Özgür Bey Kurultay’da önseçim sözü verdi. Fakat daha sonra seçim takvimi müsaade etmiyor diye vaz geçti. Oysa Özgür Bey söz verirken de, seçimin ne zaman yapılacağı ve takvimi belliydi. Özgür Bey, çok önemli bir konuda, verdiği sözden vaz geçtiği için teşkilat nazarında yıprandı. Oysa önseçim, genel başkan için en iyi yöntemdir. Kaybeden genel başkana kızamaz, küsemez. Şimdi adayları parti meclisi belirliyor. Parti meclisinde üç ekip güçlü. Özelciler, İmamoğlu ekibi ve listeyi delerek parti meclisine giren Kılıçtaroğlucular. Bu gruplar kendi mensupları aday olsun diye bastıracaklar. Adaylar objektif kriterlerden ziyade pazarlıkla belirlenecek. Bu yöntemin doğal sonucu oy kaybı ve kırgınlıklar. Kılıçtaroğlucuların amacı Kılıçtaroğlu’nun yahut içlerinden birinin genel başkan olması. Bunun yolu seçimlerin kaybedilmesinden ve özellikle Ekrem Beyin kaybetmesinden geçiyor. Partiyi olağanüstü kurultaya götürecekler ve Özgür Beyi ikinci Altan Öymen yapacaklar. Özelciler partinin oy oranının ve belediye başkanı sayısının artmasını ve belediye başkanlarının büyük çoğunluğunun Özel Beyin ekibinden olmasını isterler. Ekrem Beyin kaybetmesinden memnun olurlar. Gelecekte rakipleri olacak güçlü bir isim çok zayıflamış olur.
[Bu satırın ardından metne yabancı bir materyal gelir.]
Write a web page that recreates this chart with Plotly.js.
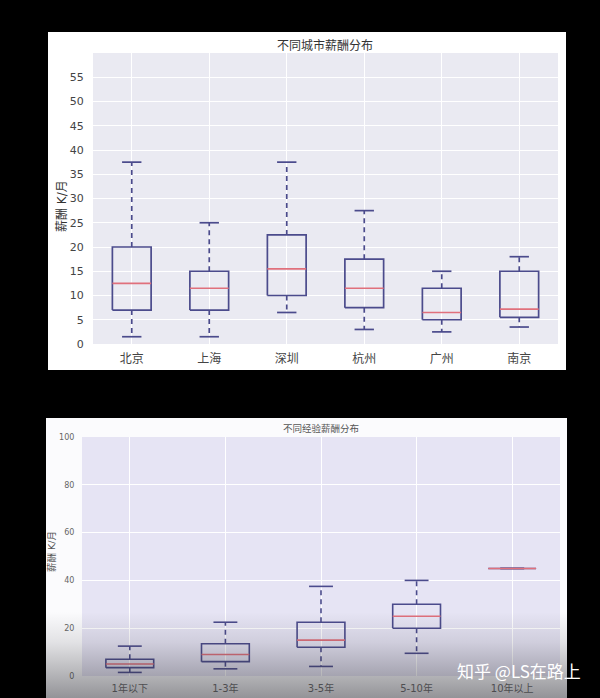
<!DOCTYPE html>
<html>
<head>
<meta charset="utf-8">
<script src="https://cdn.plot.ly/plotly-3.0.1.min.js"></script>
<style>html,body{margin:0;padding:0;background:#000;}#chart{width:600px;height:698px;}</style>
</head>
<body>
<div id="chart"></div>
<script>
// ---- data: salary by city (K/month) ----
const cities = ['北京','上海','深圳','杭州','广州','南京'];
const cityLow  = [1.5, 1.5, 6.5, 3,   2.5, 3.5];
const cityQ1   = [7,   7,   10,  7.5, 5,   5.5];
const cityMed  = [12.5,11.5,15.5,11.5,6.5, 7.2];
const cityQ3   = [20,  15,  22.5,17.5,11.5,15];
const cityHigh = [37.5,25,  37.5,27.5,15,  18];
const cityTicks = [0,5,10,15,20,25,30,35,40,45,50,55];

// ---- data: salary by experience ----
const exps = ['1年以下','1-3年','3-5年','5-10年','10年以上'];
const expLow  = [1.5, 3,   4,   9.5, 45];
const expQ1   = [3.5, 6,   12,  20,  45];
const expMed  = [5,   9,   15,  25,  45];
const expQ3   = [7,   13.5,22.5,30,  45];
const expHigh = [12.5,22.5,37.5,40,  45];
const expTicks = [0,20,40,60,80,100];

const W = 600, H = 698;
const px = v => v / W;
const py = v => 1 - v / H;
const BOX = '#4b4b8c', MED = '#e0707c';

function boxTraces(low, q1, med, q3, high, xa, ya, lw) {
  const hw = 0.25, cw = 0.125;
  const bx = [], by = [], wx = [], wy = [], cx = [], cy = [], mx = [], my = [];
  for (let i = 0; i < med.length; i++) {
    bx.push(i-hw, i+hw, i+hw, i-hw, i-hw, null); by.push(q1[i], q1[i], q3[i], q3[i], q1[i], null);
    wx.push(i, i, null, i, i, null); wy.push(q3[i], high[i], null, q1[i], low[i], null);
    cx.push(i-cw, i+cw, null, i-cw, i+cw, null); cy.push(high[i], high[i], null, low[i], low[i], null);
    mx.push(i-hw, i+hw, null); my.push(med[i], med[i], null);
  }
  const base = {type:'scatter', mode:'lines', xaxis:xa, yaxis:ya, hoverinfo:'skip', showlegend:false, connectgaps:false};
  return [
    Object.assign({}, base, {x:wx, y:wy, line:{color:BOX, width:lw, dash:'5px,4px'}}),
    Object.assign({}, base, {x:cx, y:cy, line:{color:BOX, width:lw}}),
    Object.assign({}, base, {x:bx, y:by, line:{color:BOX, width:lw}}),
    Object.assign({}, base, {x:mx, y:my, line:{color:MED, width:lw}})
  ];
}

const data = [].concat(
  boxTraces(cityLow, cityQ1, cityMed, cityQ3, cityHigh, 'x', 'y', 1.7),
  boxTraces(expLow, expQ1, expMed, expQ3, expHigh, 'x2', 'y2', 1.6)
);

const FONT = 'DejaVu Sans, Noto Sans CJK SC, sans-serif';
const shapes = [
  {type:'rect', xref:'paper', yref:'paper', x0:px(48), x1:px(566), y0:py(370), y1:py(32), fillcolor:'#ffffff', line:{width:0}, layer:'below'},
  {type:'rect', xref:'paper', yref:'paper', x0:px(46), x1:px(567), y0:py(698), y1:py(418), fillcolor:'#fbfbfd', line:{width:0}, layer:'below'},
  {type:'rect', xref:'paper', yref:'paper', x0:px(93), x1:px(558), y0:py(344), y1:py(53), fillcolor:'#eaeaf2', line:{width:0}, layer:'below'},
  {type:'rect', xref:'paper', yref:'paper', x0:px(82), x1:px(560), y0:py(676), y1:py(437), fillcolor:'#e6e4f4', line:{width:0}, layer:'below'}
];

// smooth photo darkening at the bottom of the lower panel
const gradSvg = '<svg xmlns="http://www.w3.org/2000/svg" width="100" height="100" preserveAspectRatio="none">' +
  '<defs><linearGradient id="g" x1="0" y1="0" x2="0" y2="1">' +
  '<stop offset="0" stop-color="#2c2c32" stop-opacity="0"/>' +
  '<stop offset="0.35" stop-color="#2c2c32" stop-opacity="0.12"/>' +
  '<stop offset="1" stop-color="#2c2c32" stop-opacity="0.5"/>' +
  '</linearGradient></defs><rect width="100" height="100" fill="url(#g)"/></svg>';
const gTop = 612, gBot = 698;

const layout = {
  width: W, height: H,
  margin: {l:0, r:0, t:0, b:0},
  paper_bgcolor: '#000000',
  plot_bgcolor: 'rgba(0,0,0,0)',
  font: {family: FONT, color: '#444'},
  showlegend: false,
  xaxis: {domain:[px(93), px(558)], range:[-0.5, 5.5], tickvals:[0,1,2,3,4,5], ticktext:cities,
    showgrid:true, gridcolor:'#ffffff', gridwidth:1, zeroline:false, showline:false,
    ticks:'outside', ticklen:4, tickcolor:'rgba(0,0,0,0)', tickfont:{size:12, color:'#444', family:FONT}, anchor:'y', fixedrange:true},
  yaxis: {domain:[py(344), py(53)], range:[0, 60], tickvals:cityTicks, showgrid:true, gridcolor:'#ffffff', gridwidth:1,
    zeroline:false, showline:false, ticks:'outside', ticklen:6, tickcolor:'rgba(0,0,0,0)',
    tickfont:{size:11, color:'#444', family:FONT}, anchor:'x', fixedrange:true},
  xaxis2: {domain:[px(82), px(560)], range:[-0.5, 4.5], tickvals:[0,1,2,3,4], ticktext:exps,
    showgrid:true, gridcolor:'#ffffff', gridwidth:1, zeroline:false, showline:false,
    ticks:'outside', ticklen:3, tickcolor:'rgba(0,0,0,0)', tickfont:{size:10, color:'#666', family:FONT}, anchor:'y2', fixedrange:true},
  yaxis2: {domain:[py(676), py(437)], range:[0, 100], tickvals:expTicks, showgrid:true, gridcolor:'#ffffff', gridwidth:1,
    zeroline:false, showline:false, ticks:'outside', ticklen:5, tickcolor:'rgba(0,0,0,0)',
    tickfont:{size:8, color:'#666', family:FONT}, anchor:'x2', fixedrange:true},
  shapes: shapes,
  images: [{
    source: 'data:image/svg+xml;charset=utf-8,' + encodeURIComponent(gradSvg),
    xref:'paper', yref:'paper', x:px(46), y:py(gTop), sizex:px(567)-px(46), sizey:py(gTop)-py(gBot),
    xanchor:'left', yanchor:'top', sizing:'stretch', layer:'above', opacity:1
  }],
  annotations: [
    {text:'不同城市薪酬分布', xref:'paper', yref:'paper', x:px(325), y:py(46), showarrow:false,
      font:{size:12, color:'#333', family:FONT}, xanchor:'center', yanchor:'middle'},
    {text:'薪酬 K/月', xref:'paper', yref:'paper', x:px(62), y:py(206), showarrow:false, textangle:-90,
      font:{size:12, color:'#333', family:FONT}, xanchor:'center', yanchor:'middle'},
    {text:'不同经验薪酬分布', xref:'paper', yref:'paper', x:px(321), y:py(428), showarrow:false,
      font:{size:9.5, color:'#555', family:FONT}, xanchor:'center', yanchor:'middle'},
    {text:'薪酬 K/月', xref:'paper', yref:'paper', x:px(51), y:py(552), showarrow:false, textangle:-90,
      font:{size:9.5, color:'#555', family:FONT}, xanchor:'center', yanchor:'middle'},
    {text:'知乎 @LS在路上', xref:'paper', yref:'paper', x:px(519), y:py(670), showarrow:false,
      font:{size:17, color:'#ffffff', family:'Noto Sans CJK SC, sans-serif'}, xanchor:'center', yanchor:'middle'}
  ]
};

Plotly.newPlot('chart', data, layout, {staticPlot:true, displayModeBar:false});
</script>
</body>
</html>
Ekrem Bey için öncelik, İstanbul’un kazanılması. İkinci öncelik, Ekrem Beye bağlı belediye başkan sayısının olabildiğince çok olması. Büyükşehir belediye meclisinde CHP’nin çoğunluğu sağlaması. Netice de Ekrem Beyin hedefi 2028 seçimlerine CHP’nin cumhurbaşkanı adayı olarak katılmak. CHP’nin rakibi olan partilerin hiçbirinde bu derece de bölünme ve hizipleşme yok.
Özgür Bey, Dem Parti oylarını almak zorunda olduklarını düşünüyor. Bunda haklı. CHP, Dem Partinin oylarını alamazsa bazı belediyeleri kaybeder. Bu nedenle CHP tezkerelere hayır diyor, şehitlerle ilgili bildiriye Dem Partiyle birlikte imza koymuyor. Bu tavrın doğal sonucu, CHP’nin başka partiye ait geçici oylar için kendi oylarının bir kısmını kaybetmesi olacak. Dem Partiyle ilişkiler yüzünden 2024 seçimlerinde kaybedilecek oy miktarı önceki seçimlerden daha fazla olacak. Zira önceki seçimlerde İyi Parti gibi milliyetçi bir parti CHP’nin yanındaydı. Birçok seçmen iddialara inanmıyordu. Bu iddialar doğru olsa İyi Parti ittifaktan ayrılır diye düşünüyordu. Ayrıca CHP’nin tavrından rahatsız olan muhalif seçmenin gidebileceği bir adres yoktu, zira İyi Parti’de CHP ile beraberdi. Oysa şimdi İyi Parti, CHP’den ayrışmış durumda. CHP’nin Dem Partisiyle olan sıcak ilişkilerinden rahatsız olan seçmen İyi Partiye gidebilir. Dün bu konuda CHP’yi, muhalif seçmenin rezervi olan Ak Parti ve MHP eleştiriyordu, artık İyi Parti’de, hem de her geçen gün artan dozda eleştirecek. İyi Partinin eleştirileri daha tesirli olacak. İyi Parti çok sert eleştirecek çünkü CHP’den kopan oyların yeni adresi olmayı hedefliyor. İyi Parti sözcüleri, CHP ile ittifakı, CHP’nin Dem Partiyle ilişkisi yüzünden bitirdik diyecekler. Bu propaganda etkili olacak, hele de Dem Parti, CHP adaylarını desteklerse.
Bir başka handikapta geçen seçimlere dört küçük partinin CHP listelerinden girmesi. Bunların toplam %2-3 nispetinde oyu vardı. Özgür Bey geçen seçimde alınan oyun altında kalırsa sorgulanır. Yani bu farkı kapatmak zorunda. Zafer ilan etmesi için oylarını arttırmalı, 11 büyükşehrin hepsini muhafaza etmeli. Eğer büyükşehirleri muhafaza eder ve üzerine yenilerini eklerse genel başkanlığı sorgulanmaz, önü açılır.